>> Begin Dataset content

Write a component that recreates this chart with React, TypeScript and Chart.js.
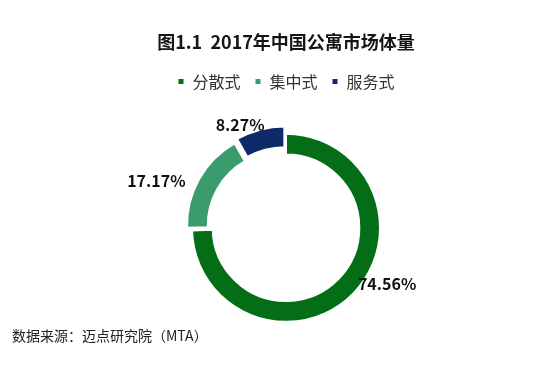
import React, { useEffect, useRef } from "react";
import { Chart, registerables } from "chart.js";

Chart.register(...registerables);

const titleText = "图1.1  2017年中国公寓市场体量";
const sourceText = "数据来源：迈点研究院（MTA）";
const categories = ["分散式", "集中式", "服务式"];
const shares = [74.56, 17.17, 8.27];
const colors = ["#046E17", "#3A9C6C", "#0F2A69"];

const CJK = "'Noto Sans CJK SC', 'Noto Sans', sans-serif";

const labelPlugin = {
  id: "pctLabels",
  afterDatasetsDraw(chart: any) {
    const cfg = chart.options.plugins.pctLabels;
    const meta = chart.getDatasetMeta(0);
    const ctx = chart.ctx;
    ctx.save();
    ctx.font = `bold 16px ${CJK}`;
    ctx.fillStyle = "#111";
    ctx.textAlign = "center";
    ctx.textBaseline = "middle";
    meta.data.forEach((arc: any, i: number) => {
      const p = arc.getProps(["x", "y", "startAngle", "endAngle", "outerRadius"], true);
      const a = p.startAngle + cfg.frac[i] * (p.endAngle - p.startAngle);
      const r = p.outerRadius + cfg.gap[i];
      const v = chart.data.datasets[0].data[i];
      ctx.fillText(v.toFixed(2) + "%", p.x + Math.cos(a) * r, p.y + Math.sin(a) * r);
    });
    ctx.restore();
  },
};

const sourcePlugin = {
  id: "sourceNote",
  afterDraw(chart: any) {
    const ctx = chart.ctx;
    ctx.save();
    ctx.font = `14px ${CJK}`;
    ctx.fillStyle = "#222";
    ctx.textAlign = "left";
    ctx.textBaseline = "middle";
    ctx.fillText(sourceText, 12, chart.height - 48);
    ctx.restore();
  },
};

export default function App() {
  const ref = useRef<HTMLCanvasElement | null>(null);
  useEffect(() => {
    if (!ref.current) return;
    const chart = new Chart(ref.current, {
      type: "doughnut",
      data: {
        labels: categories,
        datasets: [
          {
            data: shares,
            backgroundColor: colors,
            borderColor: "#ffffff",
            borderWidth: 2,
            offset: [0, 20, 20],
            hoverOffset: 0,
          },
        ],
      },
      options: {
        animation: false,
        responsive: false,
        radius: 94,
        cutout: "78%",
        layout: { padding: { left: 29, right: 0, top: 0, bottom: 28 } },
        plugins: {
          title: {
            display: true,
            text: titleText,
            color: "#151515",
            font: { family: CJK, size: 18, weight: "bold" },
            padding: { top: 31, bottom: 7 },
          },
          legend: {
            display: true,
            position: "top",
            labels: {
              boxWidth: 7,
              boxHeight: 7,
              padding: 14,
              color: "#333",
              font: { family: CJK, size: 16 },
            },
          },
          tooltip: { enabled: false },
          pctLabels: { frac: [0.443, 0.35, 0.195], gap: [21.5, 44, 19] },
        } as any,
      },
      plugins: [labelPlugin, sourcePlugin],
    });
    return () => chart.destroy();
  }, []);
  return (
    <div style={{ position: "fixed", left: 0, top: 0, width: 543, height: 384, background: "#fff" }}>
      <canvas ref={ref} width={543} height={384} style={{ width: 543, height: 384 }} />
    </div>
  );
}
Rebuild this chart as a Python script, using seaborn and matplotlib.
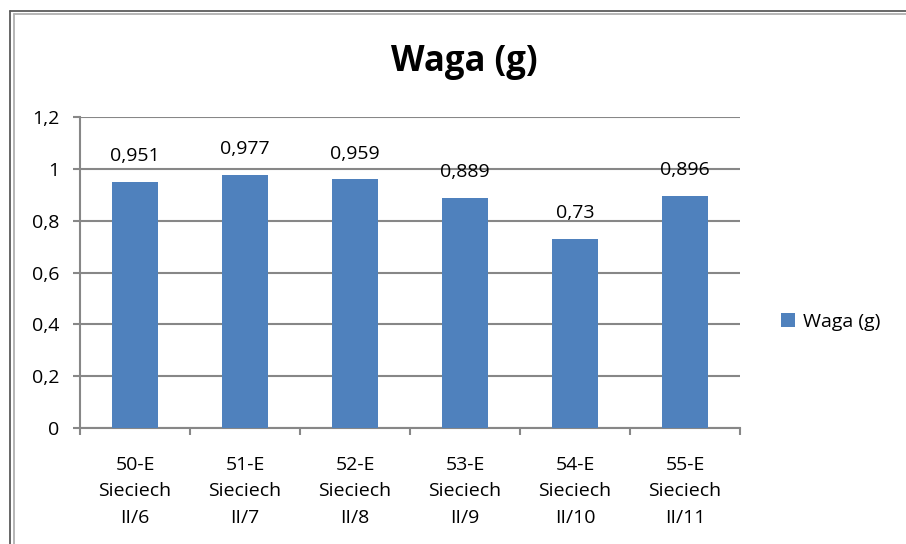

>> End Dataset content

From the data above, write out everything exactly except the pictures.

> [Worked answer]
Write a component that recreates this chart with React, TypeScript and Chart.js.
import React, { useEffect, useRef } from "react";
import { Chart, registerables } from "chart.js";

Chart.register(...registerables);

const titleText = "图1.1  2017年中国公寓市场体量";
const sourceText = "数据来源：迈点研究院（MTA）";
const categories = ["分散式", "集中式", "服务式"];
const shares = [74.56, 17.17, 8.27];
const colors = ["#046E17", "#3A9C6C", "#0F2A69"];

const CJK = "'Noto Sans CJK SC', 'Noto Sans', sans-serif";

const labelPlugin = {
  id: "pctLabels",
  afterDatasetsDraw(chart: any) {
    const cfg = chart.options.plugins.pctLabels;
    const meta = chart.getDatasetMeta(0);
    const ctx = chart.ctx;
    ctx.save();
    ctx.font = `bold 16px ${CJK}`;
    ctx.fillStyle = "#111";
    ctx.textAlign = "center";
    ctx.textBaseline = "middle";
    meta.data.forEach((arc: any, i: number) => {
      const p = arc.getProps(["x", "y", "startAngle", "endAngle", "outerRadius"], true);
      const a = p.startAngle + cfg.frac[i] * (p.endAngle - p.startAngle);
      const r = p.outerRadius + cfg.gap[i];
      const v = chart.data.datasets[0].data[i];
      ctx.fillText(v.toFixed(2) + "%", p.x + Math.cos(a) * r, p.y + Math.sin(a) * r);
    });
    ctx.restore();
  },
};

const sourcePlugin = {
  id: "sourceNote",
  afterDraw(chart: any) {
    const ctx = chart.ctx;
    ctx.save();
    ctx.font = `14px ${CJK}`;
    ctx.fillStyle = "#222";
    ctx.textAlign = "left";
    ctx.textBaseline = "middle";
    ctx.fillText(sourceText, 12, chart.height - 48);
    ctx.restore();
  },
};

export default function App() {
  const ref = useRef<HTMLCanvasElement | null>(null);
  useEffect(() => {
    if (!ref.current) return;
    const chart = new Chart(ref.current, {
      type: "doughnut",
      data: {
        labels: categories,
        datasets: [
          {
            data: shares,
            backgroundColor: colors,
            borderColor: "#ffffff",
            borderWidth: 2,
            offset: [0, 20, 20],
            hoverOffset: 0,
          },
        ],
      },
      options: {
        animation: false,
        responsive: false,
        radius: 94,
        cutout: "78%",
        layout: { padding: { left: 29, right: 0, top: 0, bottom: 28 } },
        plugins: {
          title: {
            display: true,
            text: titleText,
            color: "#151515",
            font: { family: CJK, size: 18, weight: "bold" },
            padding: { top: 31, bottom: 7 },
          },
          legend: {
            display: true,
            position: "top",
            labels: {
              boxWidth: 7,
              boxHeight: 7,
              padding: 14,
              color: "#333",
              font: { family: CJK, size: 16 },
            },
          },
          tooltip: { enabled: false },
          pctLabels: { frac: [0.443, 0.35, 0.195], gap: [21.5, 44, 19] },
        } as any,
      },
      plugins: [labelPlugin, sourcePlugin],
    });
    return () => chart.destroy();
  }, []);
  return (
    <div style={{ position: "fixed", left: 0, top: 0, width: 543, height: 384, background: "#fff" }}>
      <canvas ref={ref} width={543} height={384} style={{ width: 543, height: 384 }} />
    </div>
  );
}
Rebuild this chart as a Python script, using seaborn and matplotlib.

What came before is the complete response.